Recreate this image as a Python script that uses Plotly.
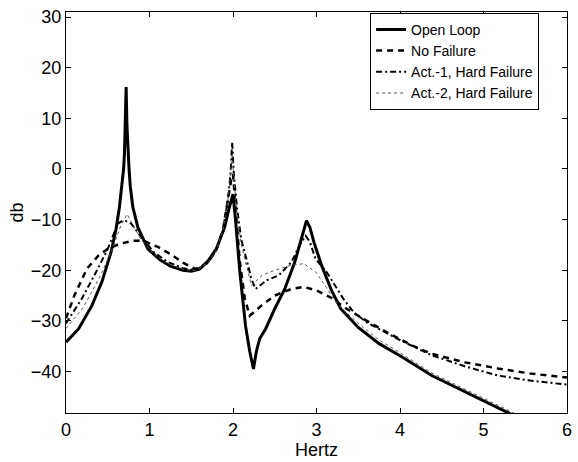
import plotly.graph_objects as go

# Open Loop (solid)
ol_x = [0, 0.15, 0.31, 0.43, 0.54, 0.60, 0.64, 0.67, 0.69, 0.70, 0.71, 0.72, 0.73, 0.74, 0.755, 0.77, 0.80, 0.86, 0.98,
        1.13, 1.25, 1.40, 1.50, 1.60, 1.70, 1.80, 1.90, 1.95, 1.98, 2.00, 2.03, 2.08, 2.15, 2.20, 2.245, 2.28, 2.32,
        2.39, 2.50, 2.62, 2.74, 2.82, 2.88, 2.92, 2.97, 3.06, 3.18, 3.29, 3.50, 3.75, 4.00, 4.38, 4.78, 5.17, 5.40]
ol_y = [-34.2, -31.6, -27.0, -22.3, -16.4, -11.8, -7.5, -3.5, 0.0, 3.0, 8.0, 16.2, 8.5, 3.5, 0.0, -3.5, -7.5, -11.5, -15.8,
        -18.0, -19.2, -20.0, -20.2, -19.8, -18.2, -15.8, -11.5, -8.0, -6.0, -5.0, -10.0, -20.0, -31.0, -36.0, -39.5, -36.0, -33.5,
        -31.6, -27.6, -23.7, -18.4, -13.8, -10.2, -11.5, -14.5, -19.0, -24.0, -27.6, -31.3, -34.5, -36.9, -40.8, -44.0, -47.0, -49.0]

# No Failure (dashed)
nf_x = [0, 0.10, 0.25, 0.39, 0.50, 0.64, 0.80, 0.93, 1.10, 1.25, 1.40, 1.55, 1.70, 1.80, 1.88, 1.94, 1.98, 2.00, 2.03,
        2.08, 2.14, 2.20, 2.34, 2.50, 2.70, 2.85, 3.00, 3.16, 3.36, 3.56, 3.87, 4.15, 4.38, 4.78, 5.17, 5.56, 6.00]
nf_y = [-29.5, -25.0, -19.7, -17.1, -15.8, -14.8, -14.2, -14.2, -15.4, -16.8, -18.5, -19.8, -18.5, -16.0, -12.0, -6.0, -2.0, -1.0, -8.0,
        -18.0, -25.5, -29.0, -27.0, -25.0, -23.7, -23.3, -24.0, -25.3, -27.6, -29.6, -32.5, -34.9, -36.5, -38.2, -39.4, -40.4, -41.2]

# Act.-1, Hard Failure (dash-dot)
a1_x = [0, 0.19, 0.34, 0.50, 0.62, 0.68, 0.72, 0.78, 0.90, 1.05, 1.21, 1.40, 1.55, 1.70, 1.80, 1.88, 1.94, 1.97, 1.99,
        2.01, 2.05, 2.10, 2.17, 2.22, 2.27, 2.40, 2.55, 2.70, 2.80, 2.87, 2.92, 2.99, 3.12, 3.32, 3.44, 3.60, 4.00,
        4.38, 4.78, 5.17, 5.56, 6.00]
a1_y = [-30.5, -25.6, -21.0, -15.8, -10.8, -10.2, -10.3, -10.8, -13.4, -16.4, -18.3, -19.6, -20.0, -18.5, -16.0, -12.0, -6.0, -1.0, 5.3,
        -1.0, -8.0, -14.0, -18.4, -21.7, -23.7, -22.0, -21.0, -18.4, -15.0, -13.2, -14.4, -17.8, -20.3, -25.6, -28.2, -30.3, -33.8,
        -36.8, -39.0, -40.8, -41.8, -42.6]

# Act.-2, Hard Failure (dotted)
a2_x = [0, 0.20, 0.40, 0.55, 0.65, 0.73, 0.80, 0.90, 1.05, 1.20, 1.40, 1.55, 1.70, 1.80, 1.88, 1.94, 1.97, 1.99, 2.01,
        2.05, 2.10, 2.17, 2.22, 2.35, 2.50, 2.70, 2.85, 3.00, 3.10, 3.20, 3.30, 3.50, 3.75, 4.00, 4.38, 4.78, 5.17, 5.40]
a2_y = [-31.5, -27.5, -21.5, -16.0, -11.5, -8.9, -11.0, -14.0, -16.8, -18.6, -19.8, -20.1, -18.5, -16.0, -12.0, -6.0, -1.0, 3.0, -2.0,
        -9.0, -15.0, -20.0, -23.0, -21.0, -20.0, -19.0, -18.7, -20.5, -23.0, -25.5, -27.5, -30.5, -33.8, -36.3, -40.3, -43.5, -46.5, -48.5]

x_ticks = [0, 1, 2, 3, 4, 5, 6]
y_ticks = [-40, -30, -20, -10, 0, 10, 20, 30]

FONT = "Arial, Liberation Sans, Helvetica, sans-serif"

fig = go.Figure()
fig.add_trace(go.Scatter(x=ol_x, y=ol_y, mode="lines", name="Open Loop",
                         line=dict(color="black", width=3, dash="solid")))
fig.add_trace(go.Scatter(x=nf_x, y=nf_y, mode="lines", name="No Failure",
                         line=dict(color="black", width=2.5, dash="6px,5px")))
fig.add_trace(go.Scatter(x=a1_x, y=a1_y, mode="lines", name="Act.-1, Hard Failure",
                         line=dict(color="black", width=2, dash="6px,3px,2px,3px")))
fig.add_trace(go.Scatter(x=a2_x, y=a2_y, mode="lines", name="Act.-2, Hard Failure",
                         line=dict(color="#555555", width=1, dash="dot")))

axis_common = dict(showgrid=False, zeroline=False, showline=True, linecolor="black", linewidth=1,
                   mirror="ticks", ticks="inside", ticklen=5, tickcolor="black",
                   tickfont=dict(family=FONT, size=18, color="black"))

fig.update_layout(
    width=578, height=462,
    margin=dict(l=66, r=6, t=12, b=49),
    paper_bgcolor="white", plot_bgcolor="white",
    font=dict(family=FONT, color="black"),
    xaxis=dict(range=[0, 6], tickvals=x_ticks, ticktext=[str(v) for v in x_ticks],
               title=dict(text="Hertz", font=dict(family=FONT, size=18), standoff=0), **axis_common),
    yaxis=dict(range=[-48.2, 31], tickvals=y_ticks, ticktext=[str(v) if v >= 0 else "\u2212" + str(-v) for v in y_ticks],
               title=dict(text="db", font=dict(family=FONT, size=18), standoff=2), **axis_common),
    legend=dict(x=0.607, y=0.998, xanchor="left", yanchor="top", bgcolor="white",
                bordercolor="black", borderwidth=1, font=dict(family=FONT, size=14),
                tracegroupgap=0, itemwidth=30),
    showlegend=True,
)

fig.write_html("out.html")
++++++++++
▶ [What is expected] Pictures are excluded: retype only the lines from the beginning of the listing above through the line with "-36.8, -39.0, -40.8, -41.8, -42.6]", both included.

▶ [Final result]
Recreate this image as a Python script that uses Plotly.
import plotly.graph_objects as go

# Open Loop (solid)
ol_x = [0, 0.15, 0.31, 0.43, 0.54, 0.60, 0.64, 0.67, 0.69, 0.70, 0.71, 0.72, 0.73, 0.74, 0.755, 0.77, 0.80, 0.86, 0.98,
        1.13, 1.25, 1.40, 1.50, 1.60, 1.70, 1.80, 1.90, 1.95, 1.98, 2.00, 2.03, 2.08, 2.15, 2.20, 2.245, 2.28, 2.32,
        2.39, 2.50, 2.62, 2.74, 2.82, 2.88, 2.92, 2.97, 3.06, 3.18, 3.29, 3.50, 3.75, 4.00, 4.38, 4.78, 5.17, 5.40]
ol_y = [-34.2, -31.6, -27.0, -22.3, -16.4, -11.8, -7.5, -3.5, 0.0, 3.0, 8.0, 16.2, 8.5, 3.5, 0.0, -3.5, -7.5, -11.5, -15.8,
        -18.0, -19.2, -20.0, -20.2, -19.8, -18.2, -15.8, -11.5, -8.0, -6.0, -5.0, -10.0, -20.0, -31.0, -36.0, -39.5, -36.0, -33.5,
        -31.6, -27.6, -23.7, -18.4, -13.8, -10.2, -11.5, -14.5, -19.0, -24.0, -27.6, -31.3, -34.5, -36.9, -40.8, -44.0, -47.0, -49.0]

# No Failure (dashed)
nf_x = [0, 0.10, 0.25, 0.39, 0.50, 0.64, 0.80, 0.93, 1.10, 1.25, 1.40, 1.55, 1.70, 1.80, 1.88, 1.94, 1.98, 2.00, 2.03,
        2.08, 2.14, 2.20, 2.34, 2.50, 2.70, 2.85, 3.00, 3.16, 3.36, 3.56, 3.87, 4.15, 4.38, 4.78, 5.17, 5.56, 6.00]
nf_y = [-29.5, -25.0, -19.7, -17.1, -15.8, -14.8, -14.2, -14.2, -15.4, -16.8, -18.5, -19.8, -18.5, -16.0, -12.0, -6.0, -2.0, -1.0, -8.0,
        -18.0, -25.5, -29.0, -27.0, -25.0, -23.7, -23.3, -24.0, -25.3, -27.6, -29.6, -32.5, -34.9, -36.5, -38.2, -39.4, -40.4, -41.2]

# Act.-1, Hard Failure (dash-dot)
a1_x = [0, 0.19, 0.34, 0.50, 0.62, 0.68, 0.72, 0.78, 0.90, 1.05, 1.21, 1.40, 1.55, 1.70, 1.80, 1.88, 1.94, 1.97, 1.99,
        2.01, 2.05, 2.10, 2.17, 2.22, 2.27, 2.40, 2.55, 2.70, 2.80, 2.87, 2.92, 2.99, 3.12, 3.32, 3.44, 3.60, 4.00,
        4.38, 4.78, 5.17, 5.56, 6.00]
a1_y = [-30.5, -25.6, -21.0, -15.8, -10.8, -10.2, -10.3, -10.8, -13.4, -16.4, -18.3, -19.6, -20.0, -18.5, -16.0, -12.0, -6.0, -1.0, 5.3,
        -1.0, -8.0, -14.0, -18.4, -21.7, -23.7, -22.0, -21.0, -18.4, -15.0, -13.2, -14.4, -17.8, -20.3, -25.6, -28.2, -30.3, -33.8,
        -36.8, -39.0, -40.8, -41.8, -42.6]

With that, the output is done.